→ The task
Print nothing but the lines from the start of the listing below through the line that contains "const ph = H - margin.top - margin.bottom;". Do not include the pictures.

→ Data extract

— BEGIN —

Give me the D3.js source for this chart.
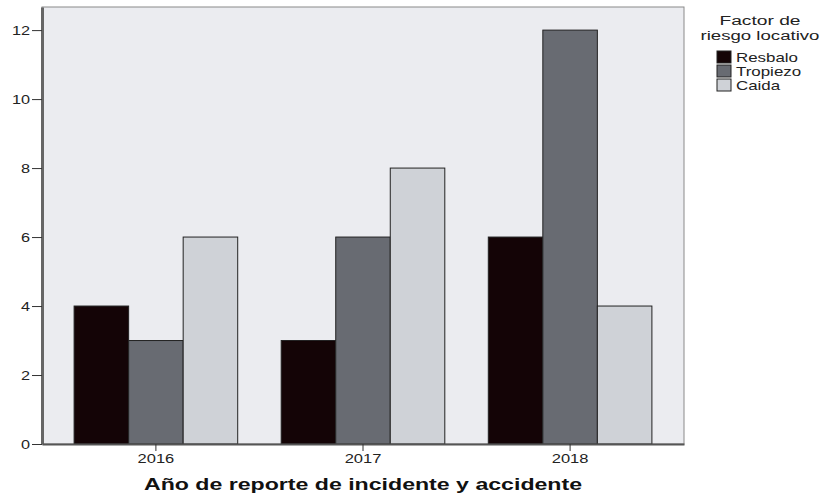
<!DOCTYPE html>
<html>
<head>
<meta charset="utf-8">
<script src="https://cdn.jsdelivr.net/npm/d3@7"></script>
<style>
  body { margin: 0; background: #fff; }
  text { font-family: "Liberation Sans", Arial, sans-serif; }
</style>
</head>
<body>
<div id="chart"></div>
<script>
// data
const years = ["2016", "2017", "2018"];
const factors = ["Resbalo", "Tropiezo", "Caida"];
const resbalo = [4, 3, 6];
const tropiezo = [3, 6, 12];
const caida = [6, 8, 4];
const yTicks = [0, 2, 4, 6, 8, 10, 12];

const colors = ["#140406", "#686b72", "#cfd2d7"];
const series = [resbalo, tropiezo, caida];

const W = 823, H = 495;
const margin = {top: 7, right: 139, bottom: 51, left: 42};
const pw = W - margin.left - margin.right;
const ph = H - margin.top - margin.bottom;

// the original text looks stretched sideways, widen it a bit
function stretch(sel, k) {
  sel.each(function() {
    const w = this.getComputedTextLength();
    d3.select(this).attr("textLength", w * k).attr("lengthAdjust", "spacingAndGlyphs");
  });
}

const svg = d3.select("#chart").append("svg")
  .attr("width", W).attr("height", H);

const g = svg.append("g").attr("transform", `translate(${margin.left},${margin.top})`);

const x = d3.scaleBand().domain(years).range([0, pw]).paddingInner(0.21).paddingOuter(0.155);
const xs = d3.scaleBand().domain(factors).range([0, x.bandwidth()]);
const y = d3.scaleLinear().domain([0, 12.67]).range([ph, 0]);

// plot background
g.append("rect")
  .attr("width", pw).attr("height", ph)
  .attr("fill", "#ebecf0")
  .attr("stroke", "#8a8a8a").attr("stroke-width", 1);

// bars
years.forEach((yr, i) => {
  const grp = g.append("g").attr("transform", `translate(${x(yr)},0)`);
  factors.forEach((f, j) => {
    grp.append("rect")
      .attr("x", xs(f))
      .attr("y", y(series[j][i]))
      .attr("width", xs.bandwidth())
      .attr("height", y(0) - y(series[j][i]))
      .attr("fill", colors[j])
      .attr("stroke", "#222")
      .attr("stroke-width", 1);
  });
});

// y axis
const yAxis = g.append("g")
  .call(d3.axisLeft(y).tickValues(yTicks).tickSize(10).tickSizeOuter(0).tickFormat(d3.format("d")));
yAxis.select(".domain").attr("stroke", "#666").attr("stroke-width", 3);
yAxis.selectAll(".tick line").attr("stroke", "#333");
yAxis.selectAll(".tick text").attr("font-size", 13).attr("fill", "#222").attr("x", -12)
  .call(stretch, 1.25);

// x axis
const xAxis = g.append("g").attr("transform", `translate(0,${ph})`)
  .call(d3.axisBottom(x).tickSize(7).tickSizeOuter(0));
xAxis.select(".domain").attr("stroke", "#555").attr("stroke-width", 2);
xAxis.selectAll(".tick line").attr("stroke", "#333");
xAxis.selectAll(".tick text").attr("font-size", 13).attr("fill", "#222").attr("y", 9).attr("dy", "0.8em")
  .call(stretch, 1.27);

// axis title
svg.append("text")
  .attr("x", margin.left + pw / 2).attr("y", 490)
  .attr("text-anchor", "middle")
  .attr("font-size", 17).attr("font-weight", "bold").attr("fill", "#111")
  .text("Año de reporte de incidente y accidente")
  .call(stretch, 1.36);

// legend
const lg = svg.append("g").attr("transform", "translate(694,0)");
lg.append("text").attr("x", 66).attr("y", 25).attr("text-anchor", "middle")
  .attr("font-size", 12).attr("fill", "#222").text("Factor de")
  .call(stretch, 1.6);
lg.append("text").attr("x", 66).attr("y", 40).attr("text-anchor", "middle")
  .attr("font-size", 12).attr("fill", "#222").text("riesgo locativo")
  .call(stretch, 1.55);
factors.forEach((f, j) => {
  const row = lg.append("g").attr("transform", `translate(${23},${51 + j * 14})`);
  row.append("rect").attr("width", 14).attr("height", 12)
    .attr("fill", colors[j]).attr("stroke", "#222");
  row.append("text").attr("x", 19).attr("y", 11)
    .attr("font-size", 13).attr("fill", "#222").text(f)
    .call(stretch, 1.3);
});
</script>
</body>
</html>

— END —

→ Written answer
Give me the D3.js source for this chart.
<!DOCTYPE html>
<html>
<head>
<meta charset="utf-8">
<script src="https://cdn.jsdelivr.net/npm/d3@7"></script>
<style>
  body { margin: 0; background: #fff; }
  text { font-family: "Liberation Sans", Arial, sans-serif; }
</style>
</head>
<body>
<div id="chart"></div>
<script>
// data
const years = ["2016", "2017", "2018"];
const factors = ["Resbalo", "Tropiezo", "Caida"];
const resbalo = [4, 3, 6];
const tropiezo = [3, 6, 12];
const caida = [6, 8, 4];
const yTicks = [0, 2, 4, 6, 8, 10, 12];

const colors = ["#140406", "#686b72", "#cfd2d7"];
const series = [resbalo, tropiezo, caida];

const W = 823, H = 495;
const margin = {top: 7, right: 139, bottom: 51, left: 42};
const pw = W - margin.left - margin.right;
const ph = H - margin.top - margin.bottom;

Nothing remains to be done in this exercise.